SEC Pauses Reviews, Warns on High‑Leverage Crypto ETFs
The U.S. Securities and Exchange Commission (SEC) has paused review of leveraged exchange‑traded funds (ETFs) and issued warning letters to nine issuers — including ProShares, Direxion and Tidal Financial — over products seeking excessive leverage. The SEC says several proposed funds exceed the 200% value‑at‑risk limit under Rule 18f‑4 and raise concerns about amplified investor losses, derivatives use, debt financing, daily rebalancing and insufficient risk disclosure. Proposed products sought 2x–5x exposure to stocks and cryptocurrencies (notably BTC and ETH) and other volatile names; some issuers have already withdrawn 3x and crypto‑linked filings. The pause follows a period of permissive approvals for spot Bitcoin and Ethereum ETFs that helped grow spot crypto ETFs to roughly $122 billion (IBIT ~ $70B). For traders: expect heightened regulatory scrutiny, likely delays or withdrawals of high‑leverage ETF listings (especially 5x products), and potential short‑term volatility around any remaining leveraged filings. Reassess risk management for leveraged crypto exposure, favour diversification or non‑leveraged instruments until issuers address SEC concerns and disclosures.
Neutral
Short term: Neutral to mildly bearish for BTC/ETH price action.
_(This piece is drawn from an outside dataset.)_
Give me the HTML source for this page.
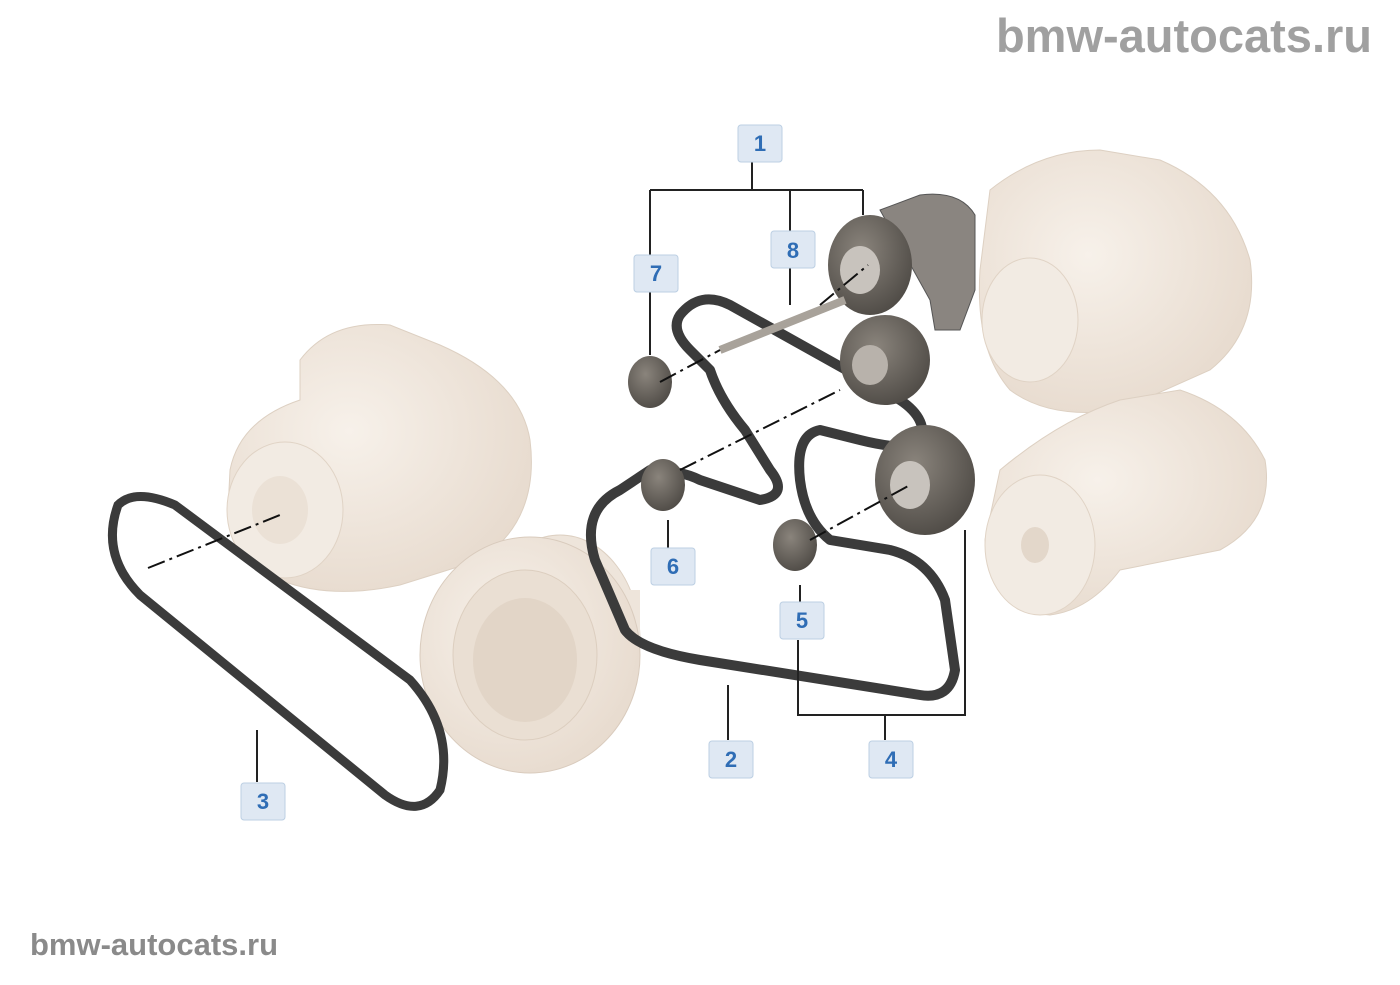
<!DOCTYPE html>
<html><head><meta charset="utf-8"><style>
body{margin:0;background:#fff;width:1400px;height:980px;overflow:hidden;font-family:"Liberation Sans",sans-serif}
</style></head><body>
<svg width="1400" height="980" viewBox="0 0 1400 980" xmlns="http://www.w3.org/2000/svg">
<defs>
<radialGradient id="bg" cx="40%" cy="40%" r="70%"><stop offset="0" stop-color="#f7f1ea"/><stop offset="1" stop-color="#e6d9cc"/></radialGradient>
<radialGradient id="dg" cx="40%" cy="35%" r="70%"><stop offset="0" stop-color="#8a847c"/><stop offset="1" stop-color="#4e4a45"/></radialGradient>
</defs>
<text x="1372" y="52" text-anchor="end" font-size="47" font-weight="bold" fill="#a0a0a0">bmw-autocats.ru</text>
<text x="30" y="955" font-size="31" font-weight="bold" fill="#8a8a8a">bmw-autocats.ru</text>

<path d="M230,470 Q240,420 300,400 L300,360 Q330,320 390,325 L440,345 Q520,380 530,440 Q540,520 480,560 L400,585 Q330,600 280,580 Q230,560 228,510 Z" fill="url(#bg)" stroke="#ddd0c2"/>
<ellipse cx="285" cy="510" rx="58" ry="68" fill="#f2ebe3" stroke="#e0d3c5"/>
<ellipse cx="280" cy="510" rx="28" ry="34" fill="#ebe1d6"/>
<path d="M990,190 Q1040,150 1100,150 L1160,160 Q1230,190 1250,260 Q1260,330 1210,370 L1120,410 Q1050,420 1010,390 Q975,350 980,270 Z" fill="url(#bg)" stroke="#ddd0c2"/>
<ellipse cx="1030" cy="320" rx="48" ry="62" fill="#f2ebe3" stroke="#e0d3c5"/>
<path d="M1000,470 Q1060,420 1120,400 L1180,390 Q1240,410 1265,460 Q1275,520 1220,550 L1120,570 Q1090,610 1050,615 Q990,610 985,540 Z" fill="url(#bg)" stroke="#ddd0c2"/>
<ellipse cx="1040" cy="545" rx="55" ry="70" fill="#f2ebe3" stroke="#e0d3c5"/>
<ellipse cx="1035" cy="545" rx="14" ry="18" fill="#e3d7ca"/>
<ellipse cx="560" cy="640" rx="80" ry="105" fill="#eee5db" stroke="#ddd0c2"/>
<rect x="530" y="590" width="110" height="60" fill="#eee5db"/>
<ellipse cx="530" cy="655" rx="110" ry="118" fill="url(#bg)" stroke="#d9cbbd"/>
<ellipse cx="525" cy="655" rx="72" ry="85" fill="#eadfd3" stroke="#dccebf"/>
<ellipse cx="525" cy="660" rx="52" ry="62" fill="#e2d5c7"/>

<path d="M118,505 Q135,488 175,505 L410,680 Q455,730 440,790 Q420,820 385,795 L140,595 Q100,555 118,505 Z" fill="none" stroke="#3b3b3b" stroke-width="9"/>
<path d="M680,315 Q700,290 730,305 L900,400 Q930,420 920,445 Q900,450 860,440 L820,430 Q795,435 800,480 Q805,520 830,540 L890,550 Q930,560 945,600 L955,670 Q950,700 920,695 L700,660 Q640,650 625,630 L595,560 Q580,510 620,490 L650,470 Q680,470 700,480 L760,500 Q790,495 770,470 L745,430 Q720,400 710,370 L690,350 Q670,330 680,315 Z" fill="none" stroke="#3b3b3b" stroke-width="10" stroke-linejoin="round"/>

<path d="M880,210 L920,195 Q960,190 975,215 L975,290 L960,330 L935,330 L930,300 Z" fill="#8a8580" stroke="#555"/>
<ellipse cx="870" cy="265" rx="42" ry="50" fill="url(#dg)"/>
<ellipse cx="860" cy="270" rx="20" ry="24" fill="#c8c3bd"/>
<ellipse cx="885" cy="360" rx="45" ry="45" fill="url(#dg)"/>
<ellipse cx="870" cy="365" rx="18" ry="20" fill="#b8b2ab"/>
<ellipse cx="925" cy="480" rx="50" ry="55" fill="url(#dg)"/>
<ellipse cx="910" cy="485" rx="20" ry="24" fill="#c8c3bd"/>
<ellipse cx="650" cy="382" rx="22" ry="26" fill="url(#dg)"/>
<ellipse cx="663" cy="485" rx="22" ry="26" fill="url(#dg)"/>
<ellipse cx="795" cy="545" rx="22" ry="26" fill="url(#dg)"/>
<line x1="720" y1="350" x2="845" y2="300" stroke="#a8a29a" stroke-width="8"/>
<g stroke="#111" stroke-width="2" stroke-dasharray="18,5,3,5">
<line x1="148" y1="568" x2="280" y2="515"/><line x1="660" y1="382" x2="720" y2="350"/>
<line x1="680" y1="470" x2="840" y2="390"/><line x1="810" y1="540" x2="910" y2="485"/>
<line x1="820" y1="305" x2="868" y2="265"/>
</g>

<g stroke="#222" stroke-width="2" fill="none">
<path d="M752,162 V190 M650,190 H863 M650,190 V255 M650,292 V355 M790,190 V232 M790,268 V305 M863,190 V215"/>
<path d="M798,640 V715 H965 V530 M885,715 V740"/>
<path d="M728,685 V740 M257,730 V782 M668,520 V548 M800,585 V602"/>
</g>
<g font-size="22" font-weight="bold" fill="#2f6db5" text-anchor="middle">
<g><rect x="738" y="125" width="44" height="37" rx="3" fill="#dfe8f3" stroke="#bccfe3"/><text x="760" y="151">1</text></g>
<g><rect x="771" y="231" width="44" height="37" rx="3" fill="#dfe8f3" stroke="#bccfe3"/><text x="793" y="258">8</text></g>
<g><rect x="634" y="255" width="44" height="37" rx="3" fill="#dfe8f3" stroke="#bccfe3"/><text x="656" y="281">7</text></g>
<g><rect x="651" y="548" width="44" height="37" rx="3" fill="#dfe8f3" stroke="#bccfe3"/><text x="673" y="574">6</text></g>
<g><rect x="780" y="602" width="44" height="37" rx="3" fill="#dfe8f3" stroke="#bccfe3"/><text x="802" y="628">5</text></g>
<g><rect x="709" y="741" width="44" height="37" rx="3" fill="#dfe8f3" stroke="#bccfe3"/><text x="731" y="767">2</text></g>
<g><rect x="869" y="741" width="44" height="37" rx="3" fill="#dfe8f3" stroke="#bccfe3"/><text x="891" y="767">4</text></g>
<g><rect x="241" y="783" width="44" height="37" rx="3" fill="#dfe8f3" stroke="#bccfe3"/><text x="263" y="809">3</text></g>
</g>
</svg>
</body></html>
The SEC pause and warnings increase regulatory uncertainty and reduce the near‑term probability of new high‑leverage crypto ETF listings, which could damp speculative demand for leveraged crypto products and remove a potential on‑ramps of marginal buying. That may create short‑term volatility around related filings or withdrawals. However, the action primarily targets leveraged structures (2x–5x) rather than spot ETFs, which remain approved and substantial in assets under management; spot demand and institutional appetite for unleveraged BTC/ETH exposure are largely intact. Long term: Neutral to mildly bullish for market stability. By forcing better risk disclosures and limiting extreme leverage, the SEC could reduce systemic risk from highly leveraged retail products and lower tail‑risk events tied to forced deleveraging. Traders should expect delayed product launches, stronger disclosure requirements, and persistent scrutiny; risk‑management practices (position sizing, stop management, reduced use of leveraged ETFs) should be prioritized until issuers meet SEC standards.